RECORDED INFORMATION:
** begin **

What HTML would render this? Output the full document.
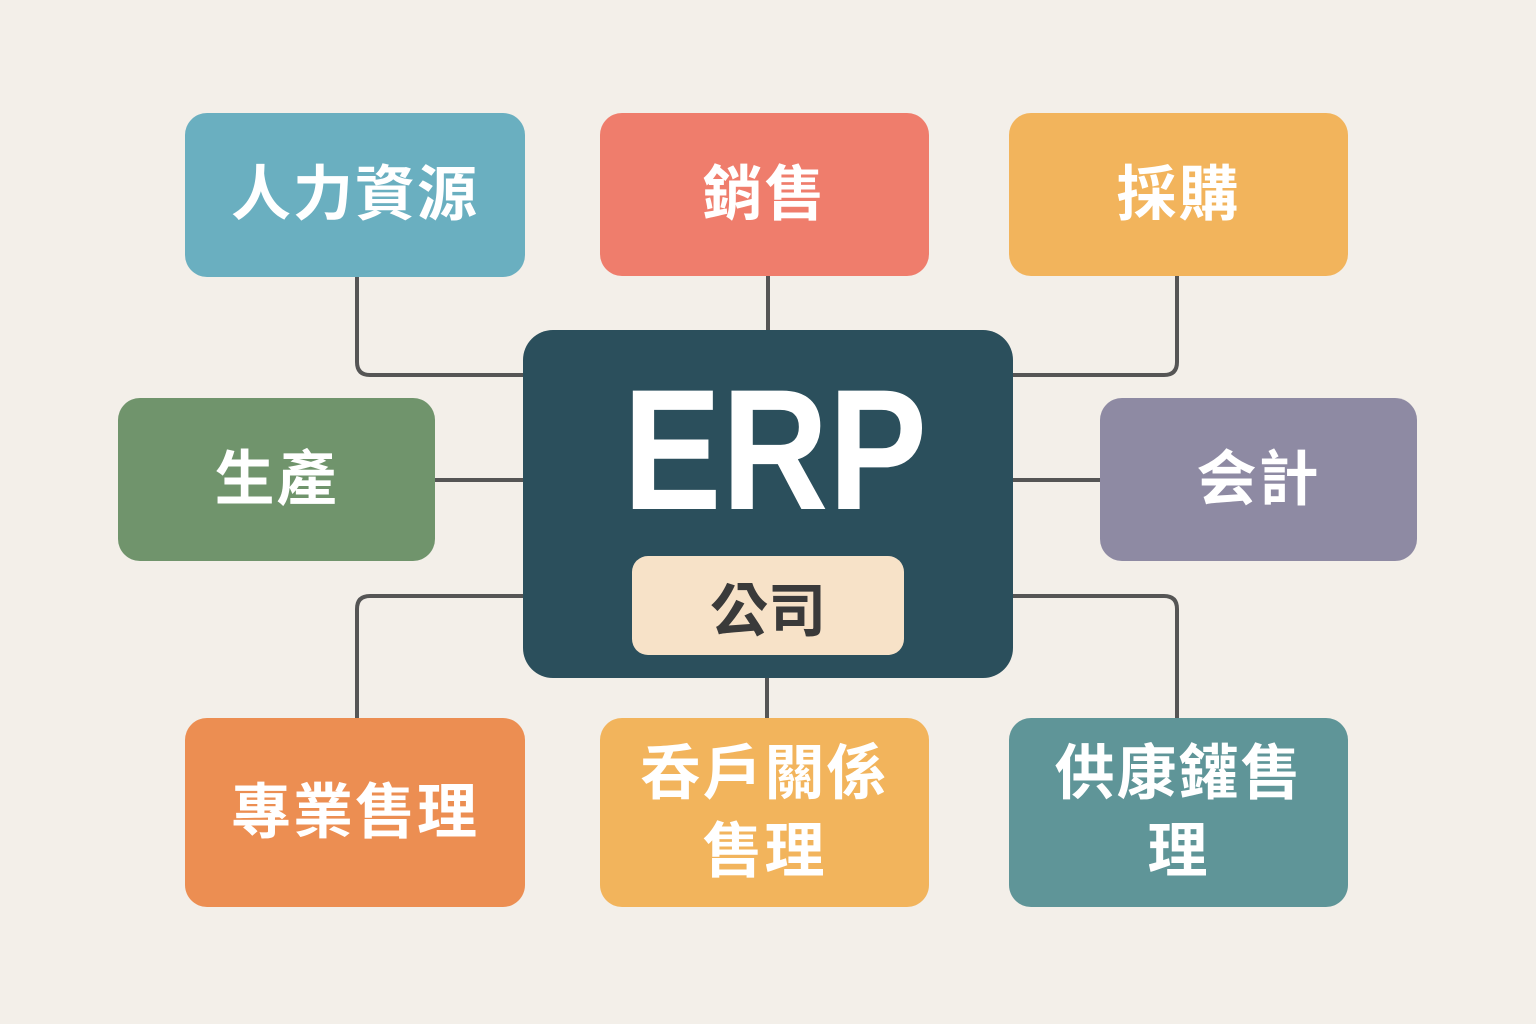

** end **
** begin **

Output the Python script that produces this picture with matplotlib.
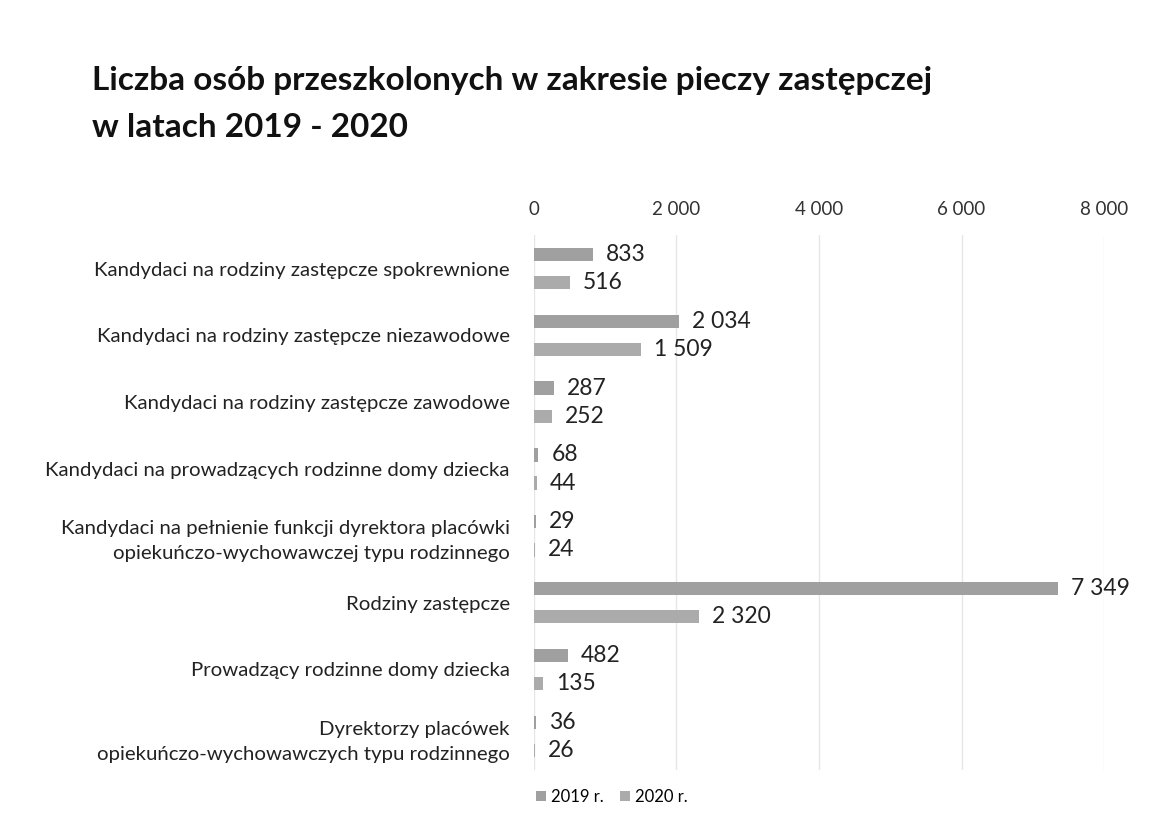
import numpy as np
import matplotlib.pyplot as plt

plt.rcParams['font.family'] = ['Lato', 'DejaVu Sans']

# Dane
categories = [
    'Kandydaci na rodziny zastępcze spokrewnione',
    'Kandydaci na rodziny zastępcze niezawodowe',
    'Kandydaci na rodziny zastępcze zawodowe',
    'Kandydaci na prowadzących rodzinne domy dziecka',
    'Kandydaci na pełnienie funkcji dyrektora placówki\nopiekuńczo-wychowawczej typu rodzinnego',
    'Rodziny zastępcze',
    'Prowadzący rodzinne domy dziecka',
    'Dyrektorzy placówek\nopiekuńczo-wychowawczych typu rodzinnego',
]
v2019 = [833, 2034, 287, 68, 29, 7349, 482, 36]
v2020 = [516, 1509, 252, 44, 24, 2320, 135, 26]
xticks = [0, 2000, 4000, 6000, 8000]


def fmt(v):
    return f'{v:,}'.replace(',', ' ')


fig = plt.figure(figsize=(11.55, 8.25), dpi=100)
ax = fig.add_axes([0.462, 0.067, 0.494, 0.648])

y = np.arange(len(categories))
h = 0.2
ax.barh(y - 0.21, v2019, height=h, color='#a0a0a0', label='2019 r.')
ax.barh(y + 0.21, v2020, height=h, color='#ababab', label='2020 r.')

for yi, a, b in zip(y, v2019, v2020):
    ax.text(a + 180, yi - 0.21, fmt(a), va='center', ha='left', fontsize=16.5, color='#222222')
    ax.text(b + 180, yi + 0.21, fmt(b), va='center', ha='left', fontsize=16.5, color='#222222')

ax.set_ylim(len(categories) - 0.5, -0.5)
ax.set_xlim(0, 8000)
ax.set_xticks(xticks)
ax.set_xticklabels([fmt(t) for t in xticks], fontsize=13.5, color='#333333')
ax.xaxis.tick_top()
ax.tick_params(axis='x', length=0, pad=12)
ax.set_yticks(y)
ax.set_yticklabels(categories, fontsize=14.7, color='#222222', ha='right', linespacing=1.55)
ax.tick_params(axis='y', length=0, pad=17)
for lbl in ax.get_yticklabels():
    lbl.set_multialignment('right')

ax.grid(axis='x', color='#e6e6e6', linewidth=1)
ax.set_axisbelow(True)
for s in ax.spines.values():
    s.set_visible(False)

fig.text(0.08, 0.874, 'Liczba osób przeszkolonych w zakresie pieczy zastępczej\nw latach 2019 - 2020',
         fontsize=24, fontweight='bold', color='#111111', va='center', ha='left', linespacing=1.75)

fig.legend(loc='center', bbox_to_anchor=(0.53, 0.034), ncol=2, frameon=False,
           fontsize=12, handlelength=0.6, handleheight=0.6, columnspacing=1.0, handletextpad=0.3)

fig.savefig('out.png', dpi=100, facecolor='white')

** end **

GOAL:
Above are some records. Output exactly the lines from the one that contains "Output the Python" to the one that contains "plt.rcParams['font.family'] = ['Lato', 'DejaVu", keeping both, and omit the pictures.

ANSWER BELOW:
Output the Python script that produces this picture with matplotlib.
import numpy as np
import matplotlib.pyplot as plt

plt.rcParams['font.family'] = ['Lato', 'DejaVu Sans']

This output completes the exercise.